Oscar Canovas, Pedro E. Lopez-de-Teruel, and Alberto Ruiz are going to present their paper on WiFiBoost at the upcoming Mobiquitous 2014 conference.
In their study, the researchers introduce a binary classifier titled WiFiBoost based on AdaBoost (Adaptive Boosting) and designed for mobile devices. The boost relies on signal strength indicators (RSSIs) received from WiFi beacons of the existing access points.
The authors describe the learner by stating that it is based on the feature of relative comparison between measured APs in order to solve the problem of device heterogeneity. As for the algorithm, it maintained a set of weights over the training set: at first all weights were set equally and later on each round the weights of wrongly classified examples were increased in order to make a weak learner focus on hard observations.

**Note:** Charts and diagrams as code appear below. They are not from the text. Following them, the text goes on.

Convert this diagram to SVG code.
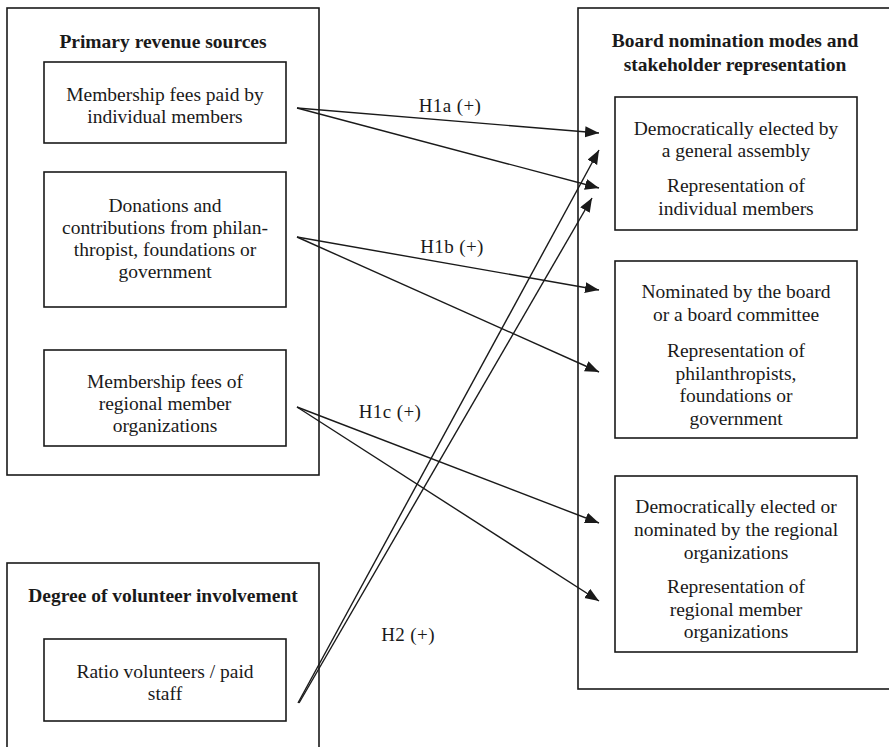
<svg xmlns="http://www.w3.org/2000/svg" width="889" height="747" viewBox="0 0 889 747">
<defs>
<style>
.box{fill:none;stroke:#1a1a1a;stroke-width:1.6}
.t{font-family:"Liberation Serif","Times New Roman",serif;font-size:19.5px;fill:#1a1a1a;text-anchor:middle}
.b{font-weight:bold}
.lbl{font-family:"Liberation Serif","Times New Roman",serif;font-size:19px;fill:#1a1a1a;text-anchor:middle;letter-spacing:0.4px}
.c{fill:none;stroke:#1a1a1a;stroke-width:1.4}
</style>
<marker id="ah" markerUnits="userSpaceOnUse" markerWidth="16" markerHeight="12" refX="14" refY="5.5" orient="auto">
<path d="M0,0 L14,5.5 L0,11 z" fill="#1a1a1a"/>
</marker>
</defs>
<rect width="889" height="747" fill="#fff"/>

<g id="revenue-sources">
<rect class="box" x="7" y="8" width="312" height="467"/>
<text class="t b" x="163" y="48">Primary revenue sources</text>
</g>
<g id="fees-individual">
<rect class="box" x="44" y="62" width="242" height="81"/>
<text class="t" x="165" y="101">Membership fees paid by</text>
<text class="t" x="165" y="123">individual members</text>
</g>
<g id="donations">
<rect class="box" x="44" y="172" width="242" height="135"/>
<text class="t" x="165" y="212">Donations and</text>
<text class="t" x="165" y="234">contributions from philan-</text>
<text class="t" x="165" y="256">thropist, foundations or</text>
<text class="t" x="165" y="278">government</text>
</g>
<g id="fees-regional">
<rect class="box" x="44" y="350" width="242" height="96"/>
<text class="t" x="165" y="388">Membership fees of</text>
<text class="t" x="165" y="410">regional member</text>
<text class="t" x="165" y="432">organizations</text>
</g>

<g id="volunteer">
<rect class="box" x="7" y="563" width="312" height="200"/>
<text class="t b" x="163" y="602">Degree of volunteer involvement</text>
</g>
<g id="ratio">
<rect class="box" x="44" y="639" width="242" height="82"/>
<text class="t" x="165" y="678">Ratio volunteers / paid</text>
<text class="t" x="165" y="700">staff</text>
</g>

<g id="board">
<rect class="box" x="578" y="8" width="330" height="681"/>
<text class="t b" x="735" y="47">Board nomination modes and</text>
<text class="t b" x="735" y="71">stakeholder representation</text>
</g>
<g id="general-assembly">
<rect class="box" x="615" y="97" width="242" height="133"/>
<text class="t" x="736" y="135">Democratically elected by</text>
<text class="t" x="736" y="157">a general assembly</text>
<text class="t" x="736" y="192">Representation of</text>
<text class="t" x="736" y="215">individual members</text>
</g>
<g id="board-committee">
<rect class="box" x="615" y="261" width="242" height="177"/>
<text class="t" x="736" y="298">Nominated by the board</text>
<text class="t" x="736" y="321">or a board committee</text>
<text class="t" x="736" y="357">Representation of</text>
<text class="t" x="736" y="380">philanthropists,</text>
<text class="t" x="736" y="402">foundations or</text>
<text class="t" x="736" y="425">government</text>
</g>
<g id="regional-orgs">
<rect class="box" x="615" y="476" width="242" height="176"/>
<text class="t" x="736" y="513">Democratically elected or</text>
<text class="t" x="736" y="536">nominated by the regional</text>
<text class="t" x="736" y="559">organizations</text>
<text class="t" x="736" y="593">Representation of</text>
<text class="t" x="736" y="616">regional member</text>
<text class="t" x="736" y="638">organizations</text>
</g>

<g id="connectors">
<line class="c" x1="297" y1="108" x2="599" y2="133" marker-end="url(#ah)"/>
<line class="c" x1="297" y1="108" x2="599" y2="188" marker-end="url(#ah)"/>
<line class="c" x1="297" y1="237" x2="599" y2="290" marker-end="url(#ah)"/>
<line class="c" x1="297" y1="237" x2="599" y2="372" marker-end="url(#ah)"/>
<line class="c" x1="297" y1="407" x2="599" y2="523" marker-end="url(#ah)"/>
<line class="c" x1="297" y1="407" x2="599" y2="601" marker-end="url(#ah)"/>
<line class="c" x1="298" y1="703" x2="599" y2="150" marker-end="url(#ah)"/>
<line class="c" x1="299" y1="703" x2="592" y2="198" marker-end="url(#ah)"/>
<text class="lbl" x="450" y="112">H1a (+)</text>
<text class="lbl" x="452" y="253">H1b (+)</text>
<text class="lbl" x="390" y="418">H1c (+)</text>
<text class="lbl" x="408" y="641">H2 (+)</text>
</g>
</svg>
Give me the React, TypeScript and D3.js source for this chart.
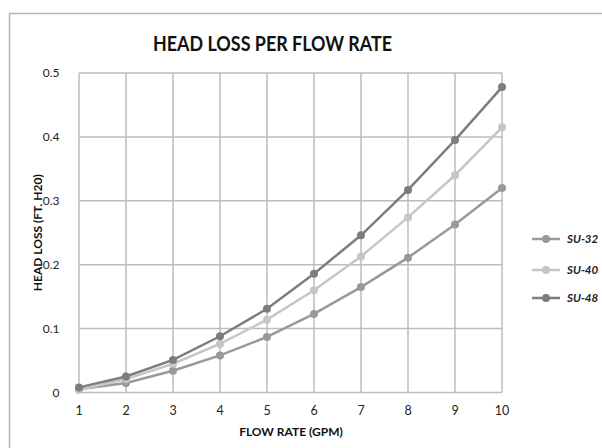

The testing of WiFi Boost took place in the university campus and included 1,735 observations (890 indoor and 845 outdoor) with the use of 135 access points (APs) and different mobile devices. The results are quite positive: when three and five learners are added per stage, there were 49 and 64 different APs in the final classifier respectively.
As a result, Canovas, Lopez-de-Teruel and Ruiz conclude that “WiFiBoost is an efficient and fast binary classifier which combines several weak learners mainly based on the feature of relative comparisons between measured pairs of access points.” Finally, it is worth noting that the proposal was compared with other techniques such as nearest neighbor (NN) and naïve Bayes (NB) demonstrating that good performance was delivered even with a more compact classification model.